Even if these turn up no e-mails as lurid as Merrill's, there is every chance that firms accused as a result of these investigations will reach a (doubtless expensive) out-of-court settlement. For a financial firm to go to trial over such matters is to risk bankruptcy. The laws in the area are sufficiently untested for them to prefer not to present their case to a judge.

There is no doubt that Wall Street gave investors an unprecedented amount of bad advice; that those dispensing it often had an inkling that the firms they touted were probably overvalued; and that they had strong incentives to err on the bullish side. On the other hand, every piece of advice issuing from a Wall Street firm comes couched in caveats. If the oldest rule of the marketplace, caveat emptor — "buyer beware" — is to apply in such cases, then anybody slavishly following the advice of a Wall Street analyst has only himself to blame for his future losses.

Ominously for Wall Street, however, on June 3rd a Supreme Court ruling — in favour of an SEC action against a broker — stated that the securities markets' regulations introduced in the 1930s "sought to substitute a philosophy of full disclosure for the philosophy of caveat emptor, and thus to achieve a high standard of business ethics in the securities industry". Caveat emptor does not go far enough, it seems. Analysts may have a legal duty of care for their retail customers, which means, for example, offering them only such advice as they would give to themselves.

What can be done to make Wall Street fall more into line with this philosophy in future? So far, the focus of reform has been to try to reduce the conflicts of interest that may encourage analysts to feign bullishness. One suggestion is that they should be prevented from owning shares in the companies that they track. But this tackles only one potential conflict. The more powerful arises from the huge rewards that analysts get, directly or indirectly, for promoting their firms' other services. An alternative (if far-fetched) suggestion is that they should be required to invest according to their own advice, but only after a delay to ensure that they are not able to anticipate their customers' future purchases.

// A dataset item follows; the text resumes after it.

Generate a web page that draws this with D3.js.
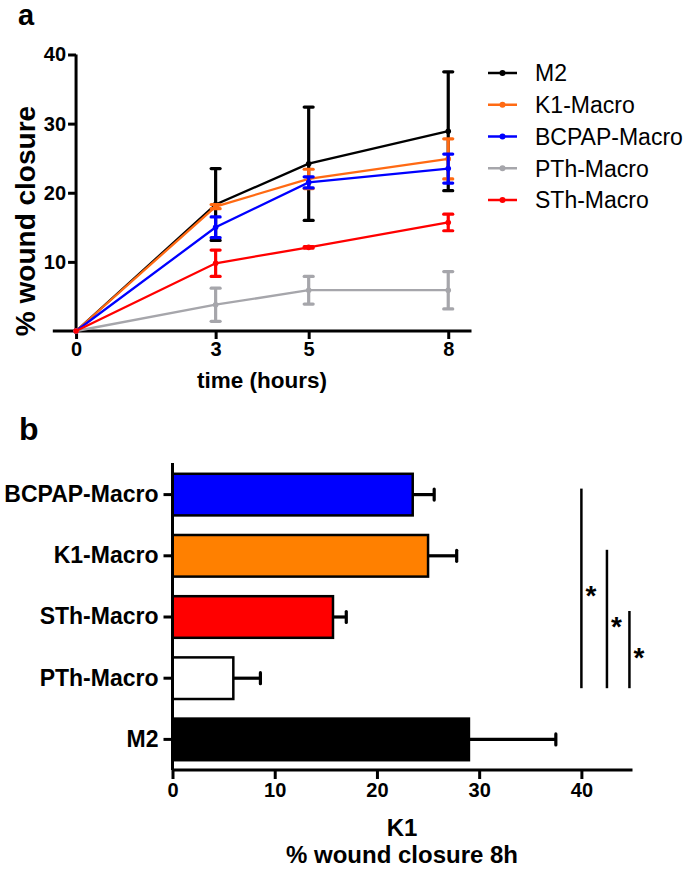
<!DOCTYPE html>
<html>
<head>
<meta charset="utf-8">
<script src="https://cdn.jsdelivr.net/npm/d3@7"></script>
<style>
  html, body { margin: 0; padding: 0; background: #fff; }
  svg { display: block; font-family: "Liberation Sans", Arial, Helvetica, sans-serif; }
</style>
</head>
<body>
<script>
// ---------- DATA ----------
const times = [0, 3, 5, 8];
const xTicksA = [0, 3, 5, 8];
const yTicksA = [10, 20, 30, 40];

const seriesNames = ["M2", "K1-Macro", "BCPAP-Macro", "PTh-Macro", "STh-Macro"];
const seriesColors = ["#000000", "#ff6a13", "#0000ff", "#a6a6ab", "#ff0000"];

const m2Mean     = [0, 18.3, 24.2, 28.9];
const m2Err      = [0, 5.2, 8.2, 8.6];
const k1Mean     = [0, 18.0, 22.0, 24.9];
const k1Err      = [0, 0.3, 1.4, 2.9];
const bcpapMean  = [0, 15.0, 21.5, 23.5];
const bcpapErr   = [0, 1.5, 0.8, 2.1];
const pthMean    = [0, 3.8, 5.9, 5.9];
const pthErr     = [0, 2.4, 2.0, 2.7];
const sthMean    = [0, 9.8, 12.1, 15.7];
const sthErr     = [0, 1.9, 0.1, 1.2];

const barCategories = ["BCPAP-Macro", "K1-Macro", "STh-Macro", "PTh-Macro", "M2"];
const barValues     = [23.5, 25.0, 15.7, 5.95, 29.0];
const barErrors     = [2.1, 2.8, 1.3, 2.65, 8.5];
const barColors     = ["#0000ff", "#ff8000", "#ff0000", "#ffffff", "#000000"];
const xTicksB       = [0, 10, 20, 30, 40];

// significance brackets: [from category, to category, x position (value)]
const sigFrom = ["BCPAP-Macro", "K1-Macro", "STh-Macro"];
const sigTo   = ["PTh-Macro", "PTh-Macro", "PTh-Macro"];
const sigX    = [40.0, 42.5, 44.7];
const sigLabel = ["*", "*", "*"];

// ---------- SETUP ----------
const W = 685, H = 869;
const svg = d3.select("body").append("svg").attr("width", W).attr("height", H);

const means = [m2Mean, k1Mean, bcpapMean, pthMean, sthMean];
const errs  = [m2Err, k1Err, bcpapErr, pthErr, sthErr];

// ---------- PANEL A ----------
const xA = d3.scaleLinear().domain([-0.5, 8.5]).range([52.8, 471.5]);
const yA = d3.scaleLinear().domain([0, 40]).range([331, 54.5]);

const gA = svg.append("g");

svg.append("text").attr("x", 18).attr("y", 25)
  .attr("font-size", 29).attr("font-weight", "bold").text("a");

// x axis line (full width)
gA.append("line").attr("x1", xA(-0.5)).attr("x2", xA(8.5))
  .attr("y1", yA(0)).attr("y2", yA(0))
  .attr("stroke", "#000").attr("stroke-width", 3);
// y axis line
gA.append("line").attr("x1", xA(0)).attr("x2", xA(0))
  .attr("y1", yA(0)).attr("y2", yA(40))
  .attr("stroke", "#000").attr("stroke-width", 3);

const xAxisA = d3.axisBottom(xA).tickValues(xTicksA).tickSize(8).tickPadding(3).tickFormat(d3.format("d"));
const gxA = gA.append("g").attr("transform", `translate(0,${yA(0)})`).call(xAxisA);
gxA.select(".domain").remove();
gxA.selectAll(".tick line").attr("stroke", "#000").attr("stroke-width", 3);
gxA.selectAll(".tick text").attr("font-size", 20).attr("font-weight", "bold")
  .attr("font-family", "Liberation Sans, Arial, sans-serif").attr("fill", "#000");

const yAxisA = d3.axisLeft(yA).tickValues(yTicksA).tickSize(8).tickPadding(2).tickFormat(d3.format("d"));
const gyA = gA.append("g").attr("transform", `translate(${xA(0)},0)`).call(yAxisA);
gyA.select(".domain").remove();
gyA.selectAll(".tick line").attr("stroke", "#000").attr("stroke-width", 3);
gyA.selectAll(".tick text").attr("font-size", 20).attr("font-weight", "bold")
  .attr("font-family", "Liberation Sans, Arial, sans-serif").attr("fill", "#000");

// axis titles
gA.append("text").attr("x", 262).attr("y", 388).attr("text-anchor", "middle")
  .attr("font-size", 22.5).attr("font-weight", "bold").text("time (hours)");
gA.append("text").attr("transform", "translate(35,221) rotate(-90)")
  .attr("text-anchor", "middle").attr("font-size", 28).attr("font-weight", "bold")
  .text("% wound closure");

// series
const lineGen = d3.line().x((d, i) => xA(times[i])).y(d => yA(d));
seriesNames.forEach((name, s) => {
  const g = gA.append("g");
  const col = seriesColors[s];
  // error bars
  means[s].forEach((m, i) => {
    const e = errs[s][i];
    if (e <= 0) return;
    const x = xA(times[i]);
    g.append("line").attr("x1", x).attr("x2", x).attr("y1", yA(m - e)).attr("y2", yA(m + e))
      .attr("stroke", col).attr("stroke-width", 3.2);
    [m - e, m + e].forEach(v => {
      g.append("line").attr("x1", x - 4.5).attr("x2", x + 4.5).attr("y1", yA(v)).attr("y2", yA(v))
        .attr("stroke", col).attr("stroke-width", 3.2).attr("stroke-linecap", "round");
    });
  });
  g.append("path").datum(means[s]).attr("d", lineGen)
    .attr("fill", "none").attr("stroke", col).attr("stroke-width", 2.3);
  g.selectAll("circle").data(means[s]).join("circle")
    .attr("cx", (d, i) => xA(times[i])).attr("cy", d => yA(d)).attr("r", 2.8).attr("fill", col);
});

// legend
const legY = d3.scalePoint().domain(seriesNames).range([73, 200]);
seriesNames.forEach((name, s) => {
  const y = legY(name);
  svg.append("line").attr("x1", 488).attr("x2", 517).attr("y1", y).attr("y2", y)
    .attr("stroke", seriesColors[s]).attr("stroke-width", 2.5);
  svg.append("circle").attr("cx", 502.5).attr("cy", y).attr("r", 3).attr("fill", seriesColors[s]);
  svg.append("text").attr("x", 535).attr("y", y).attr("dy", "0.36em")
    .attr("font-size", 23).text(name);
});

// ---------- PANEL B ----------
svg.append("text").attr("x", 19).attr("y", 440)
  .attr("font-size", 32).attr("font-weight", "bold").text("b");

const xB = d3.scaleLinear().domain([0, 45]).range([172.5, 632.5]);
const yB = d3.scaleBand().domain(barCategories).range([464, 770]).paddingInner(0.32).paddingOuter(0.16);

const gB = svg.append("g");

// bars
barCategories.forEach((c, i) => {
  const y0 = yB(c), bh = yB.bandwidth(), yc = y0 + bh / 2;
  const xe = xB(barValues[i]), xr = xB(barValues[i] + barErrors[i]);
  gB.append("line").attr("x1", xe).attr("x2", xr).attr("y1", yc).attr("y2", yc)
    .attr("stroke", "#000").attr("stroke-width", 3.2);
  gB.append("line").attr("x1", xr).attr("x2", xr).attr("y1", yc - 5.5).attr("y2", yc + 5.5)
    .attr("stroke", "#000").attr("stroke-width", 3.2).attr("stroke-linecap", "round");
  gB.append("rect").attr("x", xB(0)).attr("y", y0).attr("width", xe - xB(0)).attr("height", bh)
    .attr("fill", barColors[i]).attr("stroke", "#000").attr("stroke-width", 2.5);
});

// axes
gB.append("line").attr("x1", xB(0)).attr("x2", xB(45)).attr("y1", 770).attr("y2", 770)
  .attr("stroke", "#000").attr("stroke-width", 3);
gB.append("line").attr("x1", xB(0)).attr("x2", xB(0)).attr("y1", 463).attr("y2", 770)
  .attr("stroke", "#000").attr("stroke-width", 3);

const xAxisB = d3.axisBottom(xB).tickValues(xTicksB).tickSize(9).tickPadding(4).tickFormat(d3.format("d"));
const gxB = gB.append("g").attr("transform", "translate(0,770)").call(xAxisB);
gxB.select(".domain").remove();
gxB.selectAll(".tick line").attr("stroke", "#000").attr("stroke-width", 3);
gxB.selectAll(".tick text").attr("font-size", 20).attr("font-weight", "bold")
  .attr("font-family", "Liberation Sans, Arial, sans-serif").attr("fill", "#000");

const yAxisB = d3.axisLeft(yB).tickSize(9).tickPadding(5);
const gyB = gB.append("g").attr("transform", `translate(${xB(0)},0)`).call(yAxisB);
gyB.select(".domain").remove();
gyB.selectAll(".tick line").attr("stroke", "#000").attr("stroke-width", 3);
gyB.selectAll(".tick text").attr("font-size", 23).attr("font-weight", "bold")
  .attr("font-family", "Liberation Sans, Arial, sans-serif").attr("fill", "#000");

// significance lines
sigX.forEach((v, i) => {
  const top = yB(sigFrom[i]) + yB.bandwidth() / 2 - 6;
  const bot = yB(sigTo[i]) + yB.bandwidth() / 2 + 10;
  gB.append("line").attr("x1", xB(v)).attr("x2", xB(v)).attr("y1", top).attr("y2", bot)
    .attr("stroke", "#000").attr("stroke-width", 2.5);
  gB.append("text").attr("x", xB(v) + 4).attr("y", (top + bot) / 2 + 17)
    .attr("font-size", 28).attr("font-weight", "bold").text(sigLabel[i]);
});

// x title
gB.append("text").attr("x", 402).attr("y", 836).attr("text-anchor", "middle")
  .attr("font-size", 24).attr("font-weight", "bold").text("K1");
gB.append("text").attr("x", 402).attr("y", 863).attr("text-anchor", "middle")
  .attr("font-size", 24).attr("font-weight", "bold").text("% wound closure 8h");
</script>
</body>
</html>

There is some talk in Washington of drawing up legislation to ban investment banks from publishing research, which would certainly remove that conflict of interest. But there are not many examples of a firm of any scale surviving for long by selling truly independent research. And since the SEC introduced regulation fair disclosure (FD) in 2000, prohibiting firms from disclosing material information to one outsider before the market as a whole, the main source of competitive advantage for analysts — namely, access to privileged information through meetings with the companies' managers — has supposedly been destroyed. True, it is not yet clear that Regulation FD is being vigorously enforced by the SEC, which has yet to make a single prosecution under it. If it were, though, there would be even less to distinguish the insights of most research analysts from those of an ordinary investor.